The Treasure Hunter

A blog by Joanne Yatvin

Every Little Bit of Reasonableness is a Step in the Right Direction

on December 15, 2017

Today’s poste is a review of an article hidden at the bottom of a back page in “The New York Times” this past week.  It may be just the time of year that is affecting me, but I see a powerful organization moving in the the right direction.

Over the past two years the New York State Board of Regents has begun to recognize the needs and efforts of students with disabilities and softened their requirements for graduation. Last year the Board required such students to pass only two Regents exams –one in English and one in math– instead of requiring them to pass all five. This year the Board went even further, voting unanimously to eliminate the need for disabled students to pass any of the exams– even though they still have to take them. Instead, those students may earn a credential demonstrating that they have mastered all the necessary skills in their classwork to make them ready for entry-level employment.

Although the successful students will receive what is called a “local” diploma instead of the traditional Regents diploma given to those who pass the required number of the final exams, the change in requirements opens the door for them to be accepted by colleges, the Military or employers in many fields.

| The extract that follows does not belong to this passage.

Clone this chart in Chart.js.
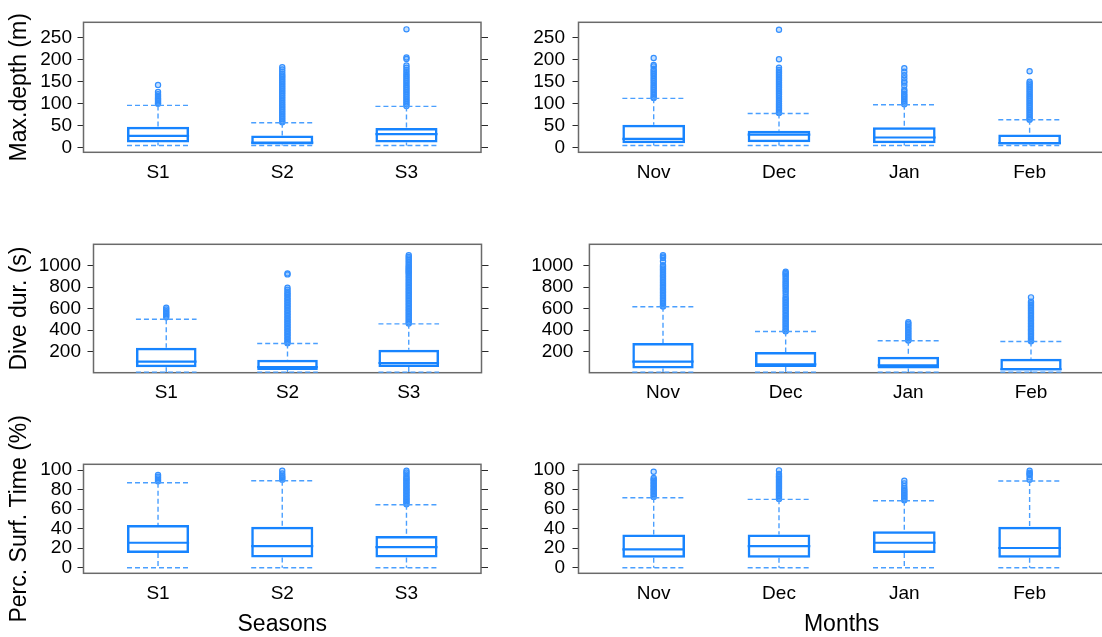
<!DOCTYPE html>
<html>
<head>
<meta charset="utf-8">
<script src="https://cdn.jsdelivr.net/npm/chart.js@4.4.1/dist/chart.umd.min.js"></script>
<style>
  html, body { margin: 0; padding: 0; background: #fff; overflow: hidden; }
  #wrap { position: relative; width: 1102px; height: 637px; overflow: hidden; background: #fff; }
  #wrap canvas { position: absolute; }
</style>
</head>
<body>
<div id="wrap"></div>
<script>
// ---- categories and axis ticks ----
const seasons = ['S1', 'S2', 'S3'];
const months = ['Nov', 'Dec', 'Jan', 'Feb'];

const depthTicks = [0, 50, 100, 150, 200, 250];
const durTicks = [200, 400, 600, 800, 1000];
const surfTicks = [0, 20, 40, 60, 80, 100];

// ---- five-number summaries per group: [lower whisker, Q1, median, Q3, upper whisker] ----
const depthBySeason = [[4.5, 11.4, 26.4, 46.8, 95.4], [4.5, 6.5, 11, 27.3, 56], [4.5, 11.4, 30.2, 43.9, 93.2]];
const depthByMonth = [[4.5, 9.8, 19.5, 51.4, 111.4], [4.5, 12, 29, 37.8, 77.2], [4.5, 9.8, 22.6, 46, 96.9], [4.5, 6.5, 10, 29.5, 62.8]];
const durBySeason = [[10, 56, 108, 237, 502], [10, 30, 57, 126, 277], [10, 59, 96, 219, 459]];
const durByMonth = [[10, 46, 108, 281, 618], [10, 58, 83, 197, 388], [10, 45, 74, 153, 302], [10, 26, 38, 136, 296]];
const surfBySeason = [[0, 15.1, 25.6, 43.7, 87], [0, 10.6, 22.2, 42, 89], [0, 10.6, 21.2, 32.4, 64.5]];
const surfByMonth = [[0, 10.2, 18.8, 34.1, 71.7], [0, 10.2, 22.2, 34.1, 70], [0, 15.1, 25.6, 37.3, 68.6], [0, 10.2, 20.2, 42, 88.8]];

// ---- outlying observations per group ----
const depthOutSeason = [
  [142, 126, 121, 117, 113, 110, 107, 104, 101, 99],
  [182, 177, 172, 167, 163, 160, 156, 152, 148, 144, 140, 136, 132, 128, 124, 120, 116, 112, 108, 104, 100, 96, 92, 88, 84, 80, 76, 72, 68, 64, 60, 57],
  [268, 204, 201, 186, 181, 176, 171, 166, 162, 158, 154, 150, 146, 142, 138, 134, 130, 126, 122, 118, 114, 110, 106, 102, 98, 94]
];
const depthOutMonth = [
  [203, 187, 184, 178, 174, 170, 166, 162, 158, 154, 150, 146, 142, 138, 134, 130, 126, 122, 118, 114, 112],
  [267, 200, 181, 176, 172, 168, 164, 160, 156, 152, 148, 144, 140, 136, 132, 128, 124, 120, 116, 112, 108, 104, 100, 96, 92, 88, 84, 80, 78],
  [180, 172, 164, 157, 150, 147, 140, 131, 127, 122, 118, 114, 110, 106, 102, 98],
  [173, 149, 145, 141, 137, 133, 129, 125, 121, 117, 113, 109, 105, 101, 97, 93, 89, 85, 81, 77, 73, 69, 65, 63]
];
const durOutSeason = [
  [609, 592, 576, 562, 548, 535, 521],
  [927, 918, 794, 776, 757, 740, 727, 710, 695, 680, 665, 650, 635, 620, 605, 590, 575, 560, 545, 530, 515, 500, 485, 470, 455, 440, 425, 410, 395, 380, 365, 350, 335, 320, 305, 290, 280],
  [1096, 1080, 1065, 1050, 1034, 1018, 1003, 990, 978, 968, 957, 946, 936, 925, 910, 895, 880, 865, 850, 835, 820, 805, 790, 775, 760, 745, 730, 715, 700, 685, 670, 655, 640, 625, 610, 595, 580, 565, 550, 535, 520, 505, 490, 475, 462]
];
const durOutMonth = [
  [1096, 1083, 1071, 1040, 1003, 988, 973, 958, 942, 926, 911, 896, 880, 865, 850, 835, 820, 805, 790, 775, 760, 745, 730, 715, 700, 685, 670, 655, 640, 625, 620],
  [942, 931, 920, 905, 889, 872, 855, 840, 825, 810, 794, 776, 757, 735, 711, 695, 680, 665, 650, 635, 620, 605, 590, 575, 560, 545, 530, 515, 500, 485, 470, 455, 440, 425, 410, 395, 390],
  [474, 460, 445, 430, 415, 400, 385, 370, 355, 340, 325, 310, 304],
  [705, 665, 650, 635, 620, 605, 590, 575, 560, 545, 530, 515, 500, 485, 470, 455, 440, 425, 410, 395, 380, 365, 350, 335, 320, 305, 298]
];
const surfOutSeason = [
  [94.9, 93.2, 91.5, 90, 88.5],
  [99.3, 96.6, 94.2, 92.8, 91.5, 90.2],
  [99.3, 97.5, 95.6, 93.5, 92, 90.5, 89, 87.5, 86, 84.5, 83, 81.5, 80, 78.5, 77, 75.5, 74, 72.5, 71, 69.5, 68, 66.5, 65]
];
const surfOutMonth = [
  [98.3, 92, 90.5, 89, 87.5, 86, 84.5, 83, 81.5, 80, 78.5, 77, 75.5, 74, 72.5],
  [99.7, 96, 94.2, 93, 91.5, 90, 88.5, 87, 85.5, 84, 82.5, 81, 79.5, 78, 76.5, 75, 73.5, 72, 70.5],
  [89, 86.4, 83.6, 81.3, 79.5, 78, 76.5, 75, 73.5, 72, 70.5, 69],
  [99.3, 97.3, 96, 94.9, 92.5, 90.1]
];

// ---- styling ----
const FONT = "'Liberation Sans', Arial, sans-serif";
const BOX_COLOR = '#1784ff';
const WHISKER_COLOR = '#4a9fff';
const OUTLIER_COLOR = '#3590ff';
const OUTLIER_FILL = 'rgba(40,140,255,0.28)';
const FRAME_COLOR = '#6a6a6a';
const HALF_BOX = 0.25;           // half box width, in category units

// draws the panel frame around the plotting region
const framePlugin = {
  id: 'panelFrame',
  beforeDatasetsDraw(chart) {
    const { ctx, chartArea: a } = chart;
    ctx.save();
    ctx.strokeStyle = FRAME_COLOR;
    ctx.lineWidth = 1.5;
    ctx.strokeRect(a.left, a.top, a.right - a.left, a.bottom - a.top);
    ctx.restore();
  }
};

// panel placement: canvas box and the plotting region inside it (page pixels)
const panels = [
  { cats: seasons, stats: depthBySeason, outs: depthOutSeason, ticks: depthTicks, yMin: -11, yMax: 284,
    x0: 0, y0: 0, w: 500, h: 200, L: 83.5, R: 481, T: 22.3, B: 152.3, labelPad: 5.5,
    yTitle: 'Max.depth (m)', xTitle: '', rightTicks: true },
  { cats: months, stats: depthByMonth, outs: depthOutMonth, ticks: depthTicks, yMin: -11, yMax: 284,
    x0: 500, y0: 0, w: 610, h: 200, L: 578.5, R: 1105, T: 22.3, B: 152.3, labelPad: 7.5,
    yTitle: '', xTitle: '', rightTicks: false },
  { cats: seasons, stats: durBySeason, outs: durOutSeason, ticks: durTicks, yMin: 6, yMax: 1197,
    x0: 0, y0: 200, w: 500, h: 200, L: 93.5, R: 481.5, T: 244.3, B: 372.7, labelPad: 6.5,
    yTitle: 'Dive dur. (s)', xTitle: '', rightTicks: true },
  { cats: months, stats: durByMonth, outs: durOutMonth, ticks: durTicks, yMin: 6, yMax: 1197,
    x0: 500, y0: 200, w: 610, h: 200, L: 589.4, R: 1104.6, T: 244.3, B: 372.7, labelPad: 10,
    yTitle: '', xTitle: '', rightTicks: false },
  { cats: seasons, stats: surfBySeason, outs: surfOutSeason, ticks: surfTicks, yMin: -5.7, yMax: 105.9,
    x0: 0, y0: 380, w: 500, h: 257, L: 83.5, R: 481, T: 464.3, B: 573.3, labelPad: 5.5,
    yTitle: 'Perc. Surf. Time (%)', xTitle: 'Seasons', rightTicks: true },
  { cats: months, stats: surfByMonth, outs: surfOutMonth, ticks: surfTicks, yMin: -5.7, yMax: 105.9,
    x0: 500, y0: 380, w: 610, h: 257, L: 578.5, R: 1105, T: 464.3, B: 573.3, labelPad: 7.5,
    yTitle: '', xTitle: 'Months', rightTicks: false }
];

function buildPanel(p) {
  const canvas = document.createElement('canvas');
  canvas.width = p.w;
  canvas.height = p.h;
  canvas.style.left = p.x0 + 'px';
  canvas.style.top = p.y0 + 'px';
  document.getElementById('wrap').appendChild(canvas);

  const boxes = [], medians = [], whiskers = [], outliers = [];
  p.stats.forEach((s, i) => {
    const c = i + 1, l = c - HALF_BOX, r = c + HALF_BOX;
    boxes.push({ x: c, y: [s[1], s[3]] });
    medians.push({ x: l, y: s[2] }, { x: r, y: s[2] }, { x: c, y: null });
    whiskers.push(
      { x: l, y: s[4] }, { x: r, y: s[4] }, { x: c, y: null },
      { x: c, y: s[4] }, { x: c, y: s[3] }, { x: c, y: null },
      { x: c, y: s[1] }, { x: c, y: s[0] }, { x: c, y: null },
      { x: l, y: s[0] }, { x: r, y: s[0] }, { x: c, y: null }
    );
    p.outs[i].forEach(v => outliers.push({ x: c, y: v }));
  });

  const setTicks = (vals) => (scale) => { scale.ticks = vals.map(v => ({ value: v })); };
  const catIdx = p.cats.map((_, i) => i + 1);

  const scales = {
    x: {
      type: 'linear', min: 0.4, max: p.cats.length + 0.6, offset: false,
      afterBuildTicks: setTicks(catIdx),
      afterFit: (s) => { s.height = p.y0 + p.h - p.B; },
      grid: { display: false, drawTicks: false },
      border: { display: false },
      ticks: { padding: 9, color: '#000', font: { family: FONT, size: 19 }, autoSkip: false, maxRotation: 0,
               callback: (v) => p.cats[v - 1] || '' },
      title: { display: !!p.xTitle, text: p.xTitle, color: '#000',
               font: { family: FONT, size: 23, lineHeight: 1 }, padding: { top: 0, bottom: 0.5 } }
    },
    y: {
      type: 'linear', position: 'left', min: p.yMin, max: p.yMax, beginAtZero: false,
      afterBuildTicks: setTicks(p.ticks),
      afterFit: (s) => { s.width = p.L - p.x0; },
      grid: { display: true, drawOnChartArea: false, drawTicks: true, tickLength: 6, color: '#2a2a2a', lineWidth: 1 },
      border: { display: false },
      ticks: { padding: p.labelPad, color: '#000', font: { family: FONT, size: 19 }, autoSkip: false,
               callback: (v) => String(v) },
      title: { display: !!p.yTitle, text: p.yTitle, color: '#000',
               font: { family: FONT, size: 23, lineHeight: 1 }, padding: { top: 8.5, bottom: 0 } }
    }
  };
  if (p.rightTicks) {
    scales.y2 = {
      type: 'linear', position: 'right', min: p.yMin, max: p.yMax,
      afterBuildTicks: setTicks(p.ticks),
      afterFit: (s) => { s.width = p.x0 + p.w - p.R; },
      grid: { display: true, drawOnChartArea: false, drawTicks: true, tickLength: 7, color: '#2a2a2a', lineWidth: 1 },
      border: { display: false },
      ticks: { display: false, autoSkip: false }
    };
  }

  return new Chart(canvas, {
    type: 'bar',
    data: {
      datasets: [
        { type: 'bar', data: boxes, backgroundColor: 'rgba(255,255,255,0)', borderColor: BOX_COLOR,
          borderWidth: 2.5, borderSkipped: false, barPercentage: 0.5, categoryPercentage: 1, yAxisID: 'y' },
        { type: 'line', data: medians, borderColor: BOX_COLOR, borderWidth: 2.2, pointRadius: 0,
          spanGaps: false, fill: false, yAxisID: 'y' },
        { type: 'line', data: whiskers, borderColor: WHISKER_COLOR, borderWidth: 1.4, borderDash: [5, 3],
          pointRadius: 0, spanGaps: false, fill: false, yAxisID: 'y' },
        { type: 'scatter', data: outliers, borderColor: OUTLIER_COLOR, backgroundColor: OUTLIER_FILL,
          pointRadius: 2.6, pointBorderWidth: 1.2, showLine: false, yAxisID: 'y' }
      ]
    },
    options: {
      responsive: false,
      animation: false,
      devicePixelRatio: 1,
      events: [],
      layout: { padding: { left: 0, top: p.T - p.y0, right: p.rightTicks ? 0 : (p.x0 + p.w - p.R), bottom: 0 } },
      plugins: { legend: { display: false }, tooltip: { enabled: false } },
      scales
    },
    plugins: [framePlugin]
  });
}

panels.forEach(buildPanel);
</script>
</body>
</html>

Afterward there was strong criticism from the executive director of  “High Achievement New York”, an organization that strongly supports higher standards. Yet, the Board of Regents held its ground and its chancellor responded by declaring  “This isn’t about lowering the bar for what a student must know to graduate. Rather, these students need multiple ways to demonstrate they know it. The Board’s actions today provides them with the opportunity.”

From my perspective the Regents decision is not a display of softness toward disabled students.  The organization has always been demanding and firm in its requirements for all.  Their decision this time is not a gift of pity, but one of recognition that students’ classroom performance is as meaningful as test scores—and, maybe, even more so.

Although I may be too optimistic in viewing one organization’s sensible change as    an action that will bring on similar changes in other places, I still think it is the right time. What I’m hoping is that the Regents’ action will awaken others to the faultiness of commercial tests that operate on the assumption that “one size fits all”, and begin to understand that classroom performance is a much more reliable indicator.